*Entries shown:*
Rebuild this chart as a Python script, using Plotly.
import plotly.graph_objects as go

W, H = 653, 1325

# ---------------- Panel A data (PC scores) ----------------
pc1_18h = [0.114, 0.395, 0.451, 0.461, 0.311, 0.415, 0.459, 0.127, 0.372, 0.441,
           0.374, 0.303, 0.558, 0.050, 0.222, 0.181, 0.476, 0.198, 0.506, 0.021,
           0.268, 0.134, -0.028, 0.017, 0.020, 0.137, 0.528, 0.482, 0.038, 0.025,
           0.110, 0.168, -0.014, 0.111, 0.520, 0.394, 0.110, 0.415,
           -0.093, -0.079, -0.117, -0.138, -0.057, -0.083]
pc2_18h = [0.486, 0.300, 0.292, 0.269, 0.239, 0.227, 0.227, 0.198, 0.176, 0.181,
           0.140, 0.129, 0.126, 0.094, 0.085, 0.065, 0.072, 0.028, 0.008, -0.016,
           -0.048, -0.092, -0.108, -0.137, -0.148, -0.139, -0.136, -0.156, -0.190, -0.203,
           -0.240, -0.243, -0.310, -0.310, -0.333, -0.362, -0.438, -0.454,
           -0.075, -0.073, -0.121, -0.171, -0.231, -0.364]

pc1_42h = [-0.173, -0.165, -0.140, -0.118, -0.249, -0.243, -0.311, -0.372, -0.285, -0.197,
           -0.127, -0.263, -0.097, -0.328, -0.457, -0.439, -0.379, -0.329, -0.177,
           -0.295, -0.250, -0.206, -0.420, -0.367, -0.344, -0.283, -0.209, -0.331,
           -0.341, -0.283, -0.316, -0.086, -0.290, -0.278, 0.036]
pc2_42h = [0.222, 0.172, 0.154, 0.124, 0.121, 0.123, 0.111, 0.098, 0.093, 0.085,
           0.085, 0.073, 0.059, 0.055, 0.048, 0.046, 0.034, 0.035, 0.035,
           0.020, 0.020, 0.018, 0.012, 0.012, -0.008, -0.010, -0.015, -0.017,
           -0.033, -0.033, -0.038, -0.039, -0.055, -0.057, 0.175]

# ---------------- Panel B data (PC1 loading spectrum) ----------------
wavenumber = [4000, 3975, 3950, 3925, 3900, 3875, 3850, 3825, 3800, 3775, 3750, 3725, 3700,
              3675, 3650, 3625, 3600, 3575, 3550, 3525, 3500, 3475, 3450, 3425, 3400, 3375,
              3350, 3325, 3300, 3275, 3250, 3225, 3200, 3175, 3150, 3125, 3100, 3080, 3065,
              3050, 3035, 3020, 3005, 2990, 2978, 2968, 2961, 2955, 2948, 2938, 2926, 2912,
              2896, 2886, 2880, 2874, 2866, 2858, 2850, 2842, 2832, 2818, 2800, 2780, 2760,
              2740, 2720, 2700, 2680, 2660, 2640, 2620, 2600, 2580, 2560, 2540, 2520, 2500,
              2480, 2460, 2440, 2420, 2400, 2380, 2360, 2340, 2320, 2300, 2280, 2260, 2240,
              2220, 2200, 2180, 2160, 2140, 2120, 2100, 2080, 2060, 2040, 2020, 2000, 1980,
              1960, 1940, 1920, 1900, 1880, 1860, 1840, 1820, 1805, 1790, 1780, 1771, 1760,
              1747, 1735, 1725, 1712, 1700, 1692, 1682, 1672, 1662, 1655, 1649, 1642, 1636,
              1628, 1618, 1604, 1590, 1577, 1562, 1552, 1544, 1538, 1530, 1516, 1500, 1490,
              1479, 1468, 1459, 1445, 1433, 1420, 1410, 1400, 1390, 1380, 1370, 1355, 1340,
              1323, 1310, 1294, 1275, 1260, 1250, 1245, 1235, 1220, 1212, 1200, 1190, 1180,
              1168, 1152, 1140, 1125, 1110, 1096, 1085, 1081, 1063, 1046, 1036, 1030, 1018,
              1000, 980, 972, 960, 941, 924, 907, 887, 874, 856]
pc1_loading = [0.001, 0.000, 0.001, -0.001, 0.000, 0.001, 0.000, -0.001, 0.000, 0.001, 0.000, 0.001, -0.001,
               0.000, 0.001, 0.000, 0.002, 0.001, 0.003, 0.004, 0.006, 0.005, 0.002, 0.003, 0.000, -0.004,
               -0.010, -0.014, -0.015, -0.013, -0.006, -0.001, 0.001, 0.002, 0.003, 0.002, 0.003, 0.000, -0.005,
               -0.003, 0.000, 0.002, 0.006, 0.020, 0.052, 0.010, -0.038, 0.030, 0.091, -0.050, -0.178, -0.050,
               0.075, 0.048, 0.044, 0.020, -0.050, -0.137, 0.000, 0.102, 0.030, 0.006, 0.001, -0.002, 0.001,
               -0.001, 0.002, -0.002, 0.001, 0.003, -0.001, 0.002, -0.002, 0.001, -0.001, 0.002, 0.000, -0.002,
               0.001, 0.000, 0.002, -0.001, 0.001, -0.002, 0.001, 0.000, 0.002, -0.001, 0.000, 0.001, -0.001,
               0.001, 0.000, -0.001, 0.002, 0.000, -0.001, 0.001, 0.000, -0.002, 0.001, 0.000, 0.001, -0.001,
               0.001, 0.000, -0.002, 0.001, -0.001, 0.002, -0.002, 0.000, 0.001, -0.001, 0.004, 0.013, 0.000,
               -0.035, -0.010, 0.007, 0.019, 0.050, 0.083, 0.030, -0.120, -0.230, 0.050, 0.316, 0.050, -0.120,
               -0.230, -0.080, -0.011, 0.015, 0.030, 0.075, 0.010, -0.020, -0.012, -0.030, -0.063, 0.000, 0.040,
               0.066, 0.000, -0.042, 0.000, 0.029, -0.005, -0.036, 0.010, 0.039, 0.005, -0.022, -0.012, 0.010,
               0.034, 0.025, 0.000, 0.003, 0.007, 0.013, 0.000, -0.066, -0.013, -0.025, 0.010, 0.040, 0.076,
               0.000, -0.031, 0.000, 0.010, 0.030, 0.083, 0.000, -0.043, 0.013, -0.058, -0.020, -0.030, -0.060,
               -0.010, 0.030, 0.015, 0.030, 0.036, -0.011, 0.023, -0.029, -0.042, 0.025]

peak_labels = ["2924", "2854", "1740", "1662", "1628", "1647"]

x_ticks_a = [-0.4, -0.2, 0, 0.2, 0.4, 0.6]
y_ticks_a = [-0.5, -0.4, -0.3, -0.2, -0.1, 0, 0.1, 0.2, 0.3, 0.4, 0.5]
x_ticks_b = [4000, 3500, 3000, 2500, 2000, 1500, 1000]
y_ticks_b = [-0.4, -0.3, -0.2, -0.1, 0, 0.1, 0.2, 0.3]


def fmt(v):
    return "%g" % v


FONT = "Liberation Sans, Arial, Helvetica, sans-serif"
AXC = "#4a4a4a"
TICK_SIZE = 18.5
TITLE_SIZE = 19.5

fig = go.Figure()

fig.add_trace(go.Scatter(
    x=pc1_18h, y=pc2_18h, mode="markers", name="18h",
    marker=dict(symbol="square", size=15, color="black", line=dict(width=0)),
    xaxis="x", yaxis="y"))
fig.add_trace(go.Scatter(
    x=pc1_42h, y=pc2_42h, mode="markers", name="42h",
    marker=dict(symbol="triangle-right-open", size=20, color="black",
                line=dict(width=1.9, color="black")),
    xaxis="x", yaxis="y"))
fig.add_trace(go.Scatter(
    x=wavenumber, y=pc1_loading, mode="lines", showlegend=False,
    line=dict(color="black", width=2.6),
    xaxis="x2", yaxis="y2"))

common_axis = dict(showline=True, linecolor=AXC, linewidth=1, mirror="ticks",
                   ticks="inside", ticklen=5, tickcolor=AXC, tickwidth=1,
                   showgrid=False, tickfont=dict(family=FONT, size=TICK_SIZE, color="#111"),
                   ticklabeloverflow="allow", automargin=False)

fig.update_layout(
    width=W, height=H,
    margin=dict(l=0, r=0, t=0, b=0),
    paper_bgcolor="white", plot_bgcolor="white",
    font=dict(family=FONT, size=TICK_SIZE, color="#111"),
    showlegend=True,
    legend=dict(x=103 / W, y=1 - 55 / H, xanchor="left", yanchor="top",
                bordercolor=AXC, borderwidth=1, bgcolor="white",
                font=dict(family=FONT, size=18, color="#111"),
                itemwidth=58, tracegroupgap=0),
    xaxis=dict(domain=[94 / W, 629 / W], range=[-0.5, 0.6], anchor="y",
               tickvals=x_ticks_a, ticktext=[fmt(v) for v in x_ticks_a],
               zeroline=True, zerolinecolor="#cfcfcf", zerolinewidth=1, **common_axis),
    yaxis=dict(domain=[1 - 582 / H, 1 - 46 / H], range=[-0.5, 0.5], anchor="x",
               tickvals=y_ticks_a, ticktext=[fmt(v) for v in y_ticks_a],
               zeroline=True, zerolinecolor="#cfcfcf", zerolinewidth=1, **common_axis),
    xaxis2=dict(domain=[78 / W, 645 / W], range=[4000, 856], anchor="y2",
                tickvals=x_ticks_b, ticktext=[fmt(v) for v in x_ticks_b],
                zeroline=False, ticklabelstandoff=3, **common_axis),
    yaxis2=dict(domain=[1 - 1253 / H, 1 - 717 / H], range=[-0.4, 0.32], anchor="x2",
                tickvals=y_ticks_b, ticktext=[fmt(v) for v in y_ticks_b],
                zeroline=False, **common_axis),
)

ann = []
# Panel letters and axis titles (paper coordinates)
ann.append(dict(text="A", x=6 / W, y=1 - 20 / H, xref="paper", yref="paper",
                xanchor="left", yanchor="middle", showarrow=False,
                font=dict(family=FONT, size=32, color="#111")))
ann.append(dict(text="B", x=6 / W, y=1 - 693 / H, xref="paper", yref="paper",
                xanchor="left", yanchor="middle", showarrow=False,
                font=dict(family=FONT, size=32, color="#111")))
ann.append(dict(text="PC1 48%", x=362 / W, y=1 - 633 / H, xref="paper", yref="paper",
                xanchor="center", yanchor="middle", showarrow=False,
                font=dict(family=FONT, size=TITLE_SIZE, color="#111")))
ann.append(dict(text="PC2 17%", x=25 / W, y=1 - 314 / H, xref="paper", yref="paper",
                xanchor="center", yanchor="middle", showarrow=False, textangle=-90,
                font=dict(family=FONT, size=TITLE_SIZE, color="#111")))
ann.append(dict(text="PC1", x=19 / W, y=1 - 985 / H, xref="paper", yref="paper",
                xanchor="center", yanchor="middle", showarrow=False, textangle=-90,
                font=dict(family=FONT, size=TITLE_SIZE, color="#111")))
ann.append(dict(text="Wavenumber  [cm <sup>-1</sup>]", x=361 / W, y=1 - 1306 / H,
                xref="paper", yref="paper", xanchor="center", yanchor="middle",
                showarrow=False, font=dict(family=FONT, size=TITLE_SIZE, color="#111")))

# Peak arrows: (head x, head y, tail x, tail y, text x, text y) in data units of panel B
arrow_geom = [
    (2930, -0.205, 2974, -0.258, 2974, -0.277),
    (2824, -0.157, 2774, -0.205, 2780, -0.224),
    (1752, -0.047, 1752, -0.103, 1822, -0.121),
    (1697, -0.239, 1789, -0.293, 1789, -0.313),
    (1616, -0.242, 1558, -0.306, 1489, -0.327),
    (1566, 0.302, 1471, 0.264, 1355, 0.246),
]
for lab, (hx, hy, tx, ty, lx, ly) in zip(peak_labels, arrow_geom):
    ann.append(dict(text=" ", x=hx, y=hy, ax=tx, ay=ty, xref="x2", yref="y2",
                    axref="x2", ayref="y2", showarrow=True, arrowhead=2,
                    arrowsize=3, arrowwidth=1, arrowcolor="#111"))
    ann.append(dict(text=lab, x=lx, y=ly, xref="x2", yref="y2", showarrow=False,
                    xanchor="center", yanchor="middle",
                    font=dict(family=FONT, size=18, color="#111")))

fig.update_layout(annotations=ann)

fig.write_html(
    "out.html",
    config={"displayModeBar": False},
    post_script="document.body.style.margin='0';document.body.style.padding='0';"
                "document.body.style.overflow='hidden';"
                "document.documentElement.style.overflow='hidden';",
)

...

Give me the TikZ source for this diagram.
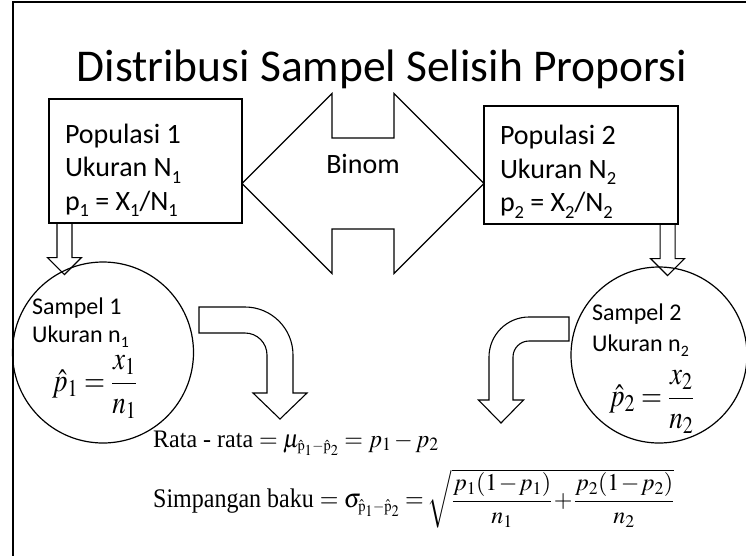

*Given instruction:* Copy out exactly the lines running from the one with "Rebuild this chart" to the one with "W, H = 653, 1325", including both ends, and nothing more.

*Full output:*
Rebuild this chart as a Python script, using Plotly.
import plotly.graph_objects as go

W, H = 653, 1325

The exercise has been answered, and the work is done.